4.10. Het hof houdt, evenals de rechtbank, geen rekening met een bedrag van
E. 114,- aan premie levensverzekering, nu uit het faxbericht van 9 december 2003 van De Financieel Expert blijkt dat de polis premie-vrij is gemaakt en de man (thans) niets hoeft te betalen.
Vaststelling van de alimentatie
4.11. Op grond van hetgeen hierboven is overwogen en rekening houdend met alle relevante fiscale aspecten (waaronder het te behalen fiscale voordeel inzake de kinderalimentatie) is het hof van oordeel dat de man, naast de door de rechtbank vastgestelde kinderalimentatie, in periode A in staat is tot betaling van E. 26,- per maand ter voorziening in het levensonderhoud van de vrouw en in periode B in staat is tot betaling van de voor die periode door de rechtbank vastgestelde partneralimentatie.

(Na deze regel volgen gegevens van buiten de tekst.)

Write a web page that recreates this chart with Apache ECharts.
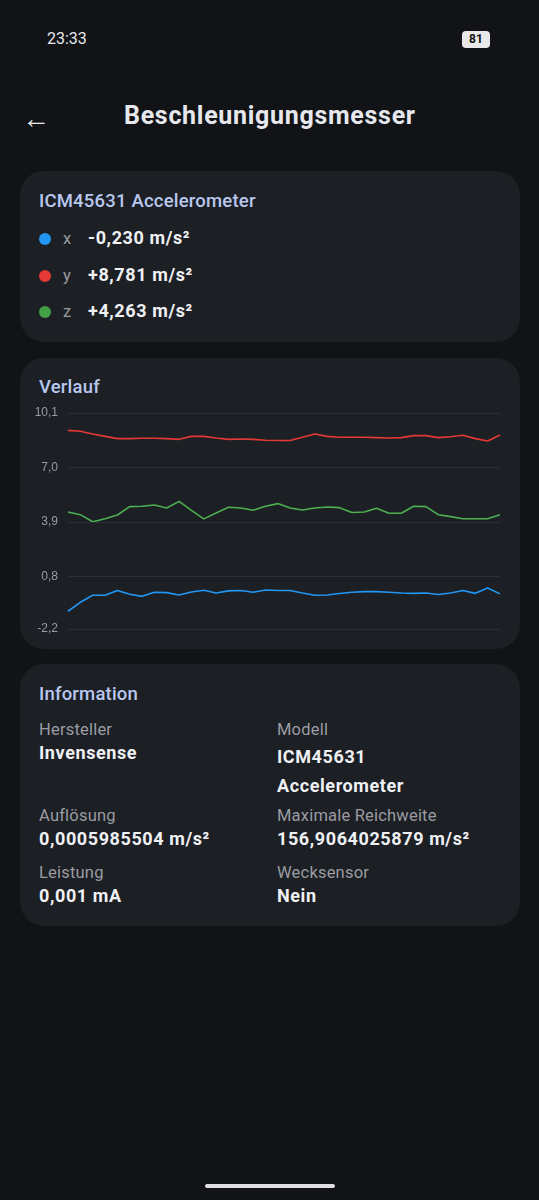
<!DOCTYPE html>
<html><head><meta charset="utf-8">
<script src="https://cdn.jsdelivr.net/npm/echarts@6/dist/echarts.min.js"></script>
<style>
body{margin:0;width:539px;height:1200px;background:#111316;font-family:Roboto,"Noto Sans",sans-serif;color:#e6e8ee;position:relative;overflow:hidden}
.a{position:absolute;white-space:nowrap}
.card{position:absolute;left:20px;width:500px;background:#1c1f24;border-radius:24px}
.h{color:#b9c8f0;font-weight:500;font-size:18.5px;letter-spacing:0.2px}
.lab{color:#9a9ca3;font-size:16.5px;letter-spacing:0.2px}
.val{color:#f0f1f4;font-size:18px;font-weight:700;letter-spacing:0.6px}
.dot{position:absolute;width:12px;height:12px;border-radius:6px}
</style></head><body>
<div class="a" style="left:47px;top:29px;font-size:16px">23:33</div>
<div class="a" style="left:462px;top:31px;width:28px;height:17px;border-radius:4px;background:#e8e8e8;color:#111;font-size:12px;font-weight:700;text-align:center;line-height:17px">81</div>
<div class="a" style="left:22px;top:102px;font-size:28px">←</div>
<div class="a" style="left:124px;top:101px;font-size:25px;font-weight:700;letter-spacing:0.7px">Beschleunigungsmesser</div>

<div class="card" style="top:171px;height:171px">
 <div class="a h" style="left:19px;top:19px">ICM45631 Accelerometer</div>
 <div class="dot" style="left:19px;top:62px;background:#2196f3"></div>
 <div class="a lab" style="left:43px;top:58px">x</div><div class="a val" style="left:68px;top:56px">-0,230 m/s²</div>
 <div class="dot" style="left:19px;top:99px;background:#e53935"></div>
 <div class="a lab" style="left:43px;top:95px">y</div><div class="a val" style="left:68px;top:93px">+8,781 m/s²</div>
 <div class="dot" style="left:19px;top:135px;background:#43a047"></div>
 <div class="a lab" style="left:43px;top:131px">z</div><div class="a val" style="left:68px;top:129px">+4,263 m/s²</div>
</div>

<div class="card" style="top:358px;height:291px">
 <div class="a h" style="left:19px;top:18px">Verlauf</div>
 <div id="c" class="a" style="left:0;top:40px;width:500px;height:251px"></div>
</div>

<div class="card" style="top:664px;height:262px">
 <div class="a h" style="left:19px;top:19px">Information</div>
 <div class="a lab" style="left:19px;top:56px">Hersteller</div>
 <div class="a val" style="left:19px;top:78px">Invensense</div>
 <div class="a lab" style="left:257px;top:56px">Modell</div>
 <div class="a val" style="left:257px;top:78px;line-height:29px">ICM45631<br>Accelerometer</div>
 <div class="a lab" style="left:19px;top:142px">Auflösung</div>
 <div class="a val" style="left:19px;top:164px">0,0005985504 m/s²</div>
 <div class="a lab" style="left:257px;top:142px">Maximale Reichweite</div>
 <div class="a val" style="left:257px;top:164px">156,9064025879 m/s²</div>
 <div class="a lab" style="left:19px;top:199px">Leistung</div>
 <div class="a val" style="left:19px;top:221px">0,001 mA</div>
 <div class="a lab" style="left:257px;top:199px">Wecksensor</div>
 <div class="a val" style="left:257px;top:221px">Nein</div>
</div>
<div class="a" style="left:205px;top:1184px;width:130px;height:4px;border-radius:2px;background:#e0e0e0"></div>

<script>
const tickValues=[-2.2,0.8,3.9,7.0,10.1];
const tickLabels=["-2,2","0,8","3,9","7,0","10,1"];
const xVals=[-1.19,-0.68,-0.28,-0.28,-0.01,-0.22,-0.34,-0.11,-0.13,-0.26,-0.09,0.01,-0.15,-0.03,-0.01,-0.11,0.02,-0.01,-0.01,-0.15,-0.28,-0.26,-0.18,-0.11,-0.07,-0.07,-0.11,-0.15,-0.17,-0.15,-0.24,-0.15,-0.01,-0.17,0.14,-0.20];
const yVals=[9.11,9.06,8.90,8.77,8.64,8.64,8.66,8.66,8.64,8.60,8.77,8.77,8.68,8.60,8.62,8.60,8.55,8.53,8.53,8.72,8.90,8.77,8.72,8.72,8.72,8.70,8.68,8.70,8.81,8.81,8.70,8.75,8.83,8.64,8.51,8.85];
const zVals=[4.46,4.31,3.91,4.08,4.29,4.77,4.79,4.86,4.69,5.07,4.56,4.07,4.41,4.73,4.69,4.56,4.79,4.94,4.69,4.58,4.69,4.75,4.71,4.43,4.46,4.67,4.39,4.39,4.79,4.77,4.31,4.20,4.08,4.08,4.08,4.31];
const cats=xVals.map((_,i)=>i);
const ch=echarts.init(document.getElementById('c'));
const ln=(d,c,ml)=>({type:'line',data:d,symbol:'none',lineStyle:{color:c,width:1.6},silent:true,animation:false,markLine:ml});
ch.setOption({
 grid:{left:48,right:20,top:15,bottom:20},
 xAxis:{type:'category',data:cats,boundaryGap:false,show:false},
 yAxis:{type:'value',min:-2.2,max:10.1,splitLine:{show:false},axisLine:{show:false},axisTick:{show:false},
  axisLabel:{customValues:tickValues,color:'#9a9ca3',fontSize:12,margin:10,formatter:v=>tickLabels[tickValues.indexOf(Math.round(v*10)/10)]||''}},
 series:[ln(xVals,'#2196f3',{symbol:'none',silent:true,label:{show:false},lineStyle:{color:'#2a2e35',type:'solid',width:1},data:tickValues.map(v=>({yAxis:v}))}),
  ln(yVals,'#e53935'),ln(zVals,'#4caf50')]
});
</script>
</body></html>
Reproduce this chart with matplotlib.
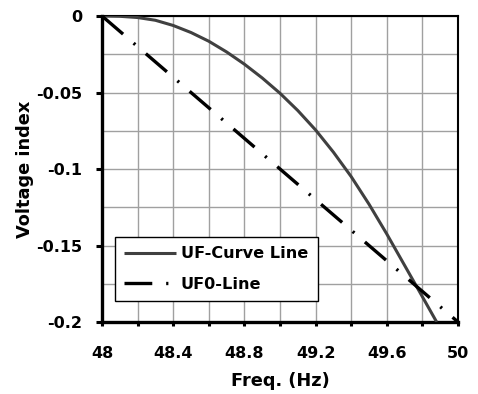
import numpy as np
import matplotlib.pyplot as plt
from matplotlib.ticker import MultipleLocator

plt.rcParams['font.family'] = ['DejaVu Sans']
plt.rcParams['font.weight'] = 'bold'
plt.rcParams['lines.scale_dashes'] = False

# Données
freq_curve = [48.0, 48.1, 48.2, 48.3, 48.4, 48.5, 48.6, 48.7, 48.8, 48.9,
              49.0, 49.1, 49.2, 49.3, 49.4, 49.5, 49.6, 49.7, 49.8, 49.88]
uf_curve = [0.0, -0.0002, -0.001, -0.0028, -0.0062, -0.0108, -0.0165, -0.0235,
            -0.0315, -0.0405, -0.0505, -0.0618, -0.0745, -0.089, -0.105,
            -0.123, -0.1425, -0.163, -0.1835, -0.2]
freq_line = [48.0, 50.0]
uf0_line = [0.0, -0.2]

xticks = [48, 48.4, 48.8, 49.2, 49.6, 50]
xlabels = ['48', '48.4', '48.8', '49.2', '49.6', '50']
yticks = [0, -0.05, -0.1, -0.15, -0.2]
ylabels = ['0', '-0.05', '-0.1', '-0.15', '-0.2']

fig = plt.figure(figsize=(4.78, 3.94), dpi=100)
ax = fig.add_axes([0.2134, 0.1827, 0.7448, 0.7767])

ax.plot(freq_curve, uf_curve, color='#404040', lw=2.2, label='UF-Curve Line',
        zorder=3, solid_capstyle='butt')
ax.plot(freq_line, uf0_line, color='black', lw=2.4, label='UF0-Line',
        dashes=(20, 10, 1.6, 10), zorder=3)

ax.set_xlim(48, 50)
ax.set_ylim(-0.2, 0)

# grille
ax.xaxis.set_minor_locator(MultipleLocator(0.2))
ax.yaxis.set_minor_locator(MultipleLocator(0.025))
ax.grid(True, which='both', color='#a0a0a0', lw=1.0)
ax.set_axisbelow(True)

ax.set_xticks(xticks)
ax.set_xticklabels(xlabels)
ax.set_yticks(yticks)
ax.set_yticklabels(ylabels)
ax.tick_params(axis='both', which='major', labelsize=11.5, width=2.2, direction='out')
ax.tick_params(axis='x', which='major', length=3, pad=14)
ax.tick_params(axis='x', which='minor', length=3, width=2.2)
ax.tick_params(axis='y', which='major', length=4, pad=10)
ax.tick_params(axis='y', which='minor', length=0)

for s in ['left', 'bottom']:
    ax.spines[s].set_linewidth(2.4)
for s in ['top', 'right']:
    ax.spines[s].set_linewidth(1.5)

ax.set_xlabel('Freq. (Hz)', fontsize=12.8, fontweight='bold', labelpad=8)
ax.set_ylabel('Voltage index', fontsize=12.8, fontweight='bold', labelpad=2)

leg = ax.legend(loc='lower left', bbox_to_anchor=(0.036, 0.068), fontsize=11.6,
                frameon=True, fancybox=False, borderpad=0.6, labelspacing=0.95,
                handlelength=3.2, handletextpad=0.3, borderaxespad=0)
leg.get_frame().set_edgecolor('black')
leg.get_frame().set_linewidth(1.0)
leg.get_frame().set_alpha(1)

fig.savefig('out.png', dpi=100)
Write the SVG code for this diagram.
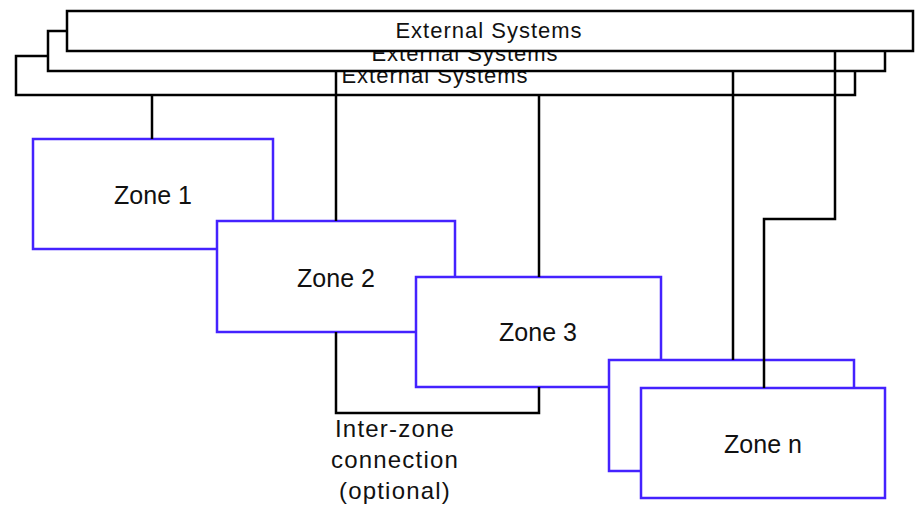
<svg xmlns="http://www.w3.org/2000/svg" width="917" height="509" viewBox="0 0 917 509">
  <style>
    .ext rect { fill: #fff; stroke: #000; stroke-width: 2.5; }
    .ext text { font-family: "Liberation Sans", Arial, sans-serif; font-size: 22px; letter-spacing: 1px; fill: #111; text-anchor: middle; }
    .zone rect { fill: #fff; stroke: #4422ff; stroke-width: 2.5; }
    .zone text { font-family: "Liberation Sans", Arial, sans-serif; font-size: 25px; fill: #111; text-anchor: middle; }
    .wire { fill: none; stroke: #000; stroke-width: 2.5; }
    .note { font-family: "Liberation Sans", Arial, sans-serif; font-size: 24px; letter-spacing: 1.2px; fill: #111; text-anchor: middle; }
  </style>

  <!-- stacked external systems, back to front -->
  <g id="ext-3" class="ext">
    <rect x="16" y="56" width="839" height="39"/>
    <text x="435" y="83">External Systems</text>
  </g>
  <g id="ext-2" class="ext">
    <rect x="48" y="31" width="837" height="40"/>
    <text x="465" y="61">External Systems</text>
  </g>
  <g id="ext-1" class="ext">
    <rect x="67" y="11" width="846" height="40"/>
    <text x="489" y="38">External Systems</text>
  </g>

  <!-- zones, each overlapping the previous one -->
  <g id="zone-1" class="zone">
    <rect x="33" y="139" width="240" height="110"/>
    <text x="153" y="204">Zone 1</text>
  </g>
  <g id="zone-2" class="zone">
    <rect x="217" y="221" width="238" height="111"/>
    <text x="336" y="287">Zone 2</text>
  </g>
  <g id="zone-3" class="zone">
    <rect x="416" y="277" width="245" height="110"/>
    <text x="538" y="341">Zone 3</text>
  </g>
  <g id="zone-n-back" class="zone">
    <rect x="609" y="360" width="245" height="111"/>
  </g>
  <g id="zone-n" class="zone">
    <rect x="641" y="388" width="244" height="110"/>
    <text x="763" y="453">Zone n</text>
  </g>

  <!-- connectors -->
  <g id="connectors" class="wire">
    <path d="M152 95 V139"/>
    <path d="M336 71 V221"/>
    <path d="M539 95 V277"/>
    <path d="M733 71 V360"/>
    <path d="M835 51 V219 H764 V388"/>
    <path d="M336 332 V413 H539 V387"/>
  </g>

  <g id="inter-zone-label" class="note">
    <text x="395" y="437">Inter-zone</text>
    <text x="395" y="468">connection</text>
    <text x="395" y="499">(optional)</text>
  </g>
</svg>
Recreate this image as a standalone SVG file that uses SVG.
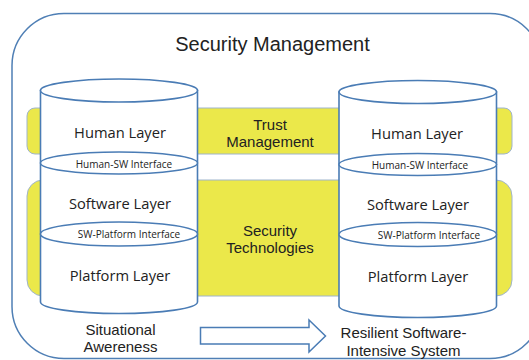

4.12. De bestreden beschikking dient dus gedeeltelijk te worden vernietigd.
Proceskosten
4.13. De proceskosten van dit hoger beroep worden gecompenseerd, nu partijen gewezen echtgenoten zijn.
5. De beslissing
Het hof:
vernietigt de beschikking van de rechtbank te Breda van 25 mei 2004 voorzover daarin de partneralimentatie is bepaald voor de periode (A) vanaf 29 september 2004 tot aan de datum van verkoop/levering van de echtelijke woning en de verzochte omgangsregeling buiten behandeling is gesteld;
en inzoverre opnieuw rechtdoende:
bepaalt dat de man aan de vrouw voor haar levensonderhoud zal voldoen
- een bedrag van E. 26,- per maand met ingang van 29 september 2004 tot aan de datum van levering van de echtelijke woning, voor wat de nog niet verschenen termijnen betreft te voldoen bij vooruitbetaling;
bepaalt dat de minderjarige [naam minderjarige dochter 2.] omgang met de man heeft eenmaal per veertien dagen van vrijdagavond tussen 19.00 en 20.00 uur tot zondagavond (ongeveer) 19.00 uur; de vakanties en feestdagen in onderling overleg nader te regelen;
bekrachtigt de beschikking van de rechtbank te Breda van 25 mei 2004, voor zover aan het oordeel van het hof onderworpen, voor het overige;
verklaart deze beschikking tot zover uitvoerbaar bij voorraad;
compenseert de op dit hoger beroep gevallen proceskosten in die zin dat iedere partij de eigen kosten draagt;
wijst af het meer of anders verzochte.
Deze beschikking is gegeven door mrs. Draijer-Udo, Kranenburg en Katerberg en uitgesproken ter openbare terechtzitting van dit hof van 1 maart 2005 in tegenwoordigheid van de griffier.